═════ Recorded information ═════

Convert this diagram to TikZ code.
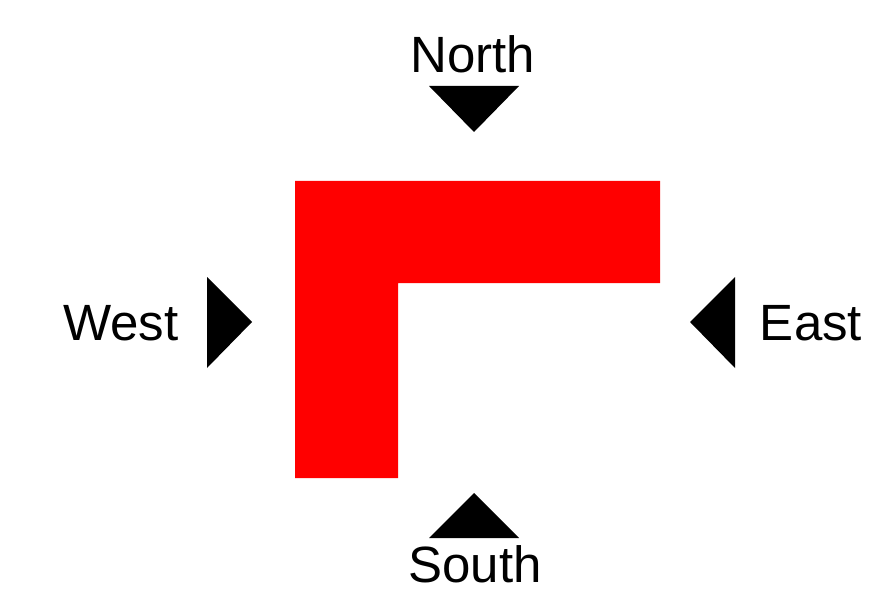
\documentclass[tikz,border=0pt]{standalone}
\usepackage{fontspec}
\setmainfont{Liberation Sans}
\usepackage{tikz}
\usetikzlibrary{positioning}
\tikzset{
  lblock/.style={fill=red, draw=none},
  pointer/.style={fill=black, draw=none},
  dirlabel/.style={font=\fontsize{51}{60}\selectfont, inner sep=0pt, anchor=base},
}

\begin{document}
\begin{tikzpicture}[x=1pt, y=-1pt]
  \useasboundingbox (0,0) rectangle (890,609);

  % The red L block
  \fill[lblock] (295,181) -- (660,181) -- (660,283) -- (398,283)
    -- (398,478) -- (295,478) -- cycle;

  % Direction pointers
  \coordinate (ntip) at (474,132);
  \coordinate (stip) at (474,493);
  \coordinate (wtip) at (252,322);
  \coordinate (etip) at (690,322);
  \fill[pointer] (ntip) -- (429,86) -- (519,86) -- cycle;
  \fill[pointer] (stip) -- (429,538) -- (519,538) -- cycle;
  \fill[pointer] (wtip) -- (207,277) -- (207,368) -- cycle;
  \fill[pointer] (etip) -- (735,277) -- (735,368) -- cycle;

  % Labels
  \node[dirlabel] (north) at (473,73) {North};
  \node[dirlabel] (south) at (475,582) {South};
  \node[dirlabel] (west) at (121,340) {West};
  \node[dirlabel] (east) at (811,340) {East};
\end{tikzpicture}
\end{document}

═════

> Required task
Repeat the material above in full and exactly, apart from the pictures.

> Solution for this task
Convert this diagram to TikZ code.
\documentclass[tikz,border=0pt]{standalone}
\usepackage{fontspec}
\setmainfont{Liberation Sans}
\usepackage{tikz}
\usetikzlibrary{positioning}
\tikzset{
  lblock/.style={fill=red, draw=none},
  pointer/.style={fill=black, draw=none},
  dirlabel/.style={font=\fontsize{51}{60}\selectfont, inner sep=0pt, anchor=base},
}

\begin{document}
\begin{tikzpicture}[x=1pt, y=-1pt]
  \useasboundingbox (0,0) rectangle (890,609);

  % The red L block
  \fill[lblock] (295,181) -- (660,181) -- (660,283) -- (398,283)
    -- (398,478) -- (295,478) -- cycle;

  % Direction pointers
  \coordinate (ntip) at (474,132);
  \coordinate (stip) at (474,493);
  \coordinate (wtip) at (252,322);
  \coordinate (etip) at (690,322);
  \fill[pointer] (ntip) -- (429,86) -- (519,86) -- cycle;
  \fill[pointer] (stip) -- (429,538) -- (519,538) -- cycle;
  \fill[pointer] (wtip) -- (207,277) -- (207,368) -- cycle;
  \fill[pointer] (etip) -- (735,277) -- (735,368) -- cycle;

  % Labels
  \node[dirlabel] (north) at (473,73) {North};
  \node[dirlabel] (south) at (475,582) {South};
  \node[dirlabel] (west) at (121,340) {West};
  \node[dirlabel] (east) at (811,340) {East};
\end{tikzpicture}
\end{document}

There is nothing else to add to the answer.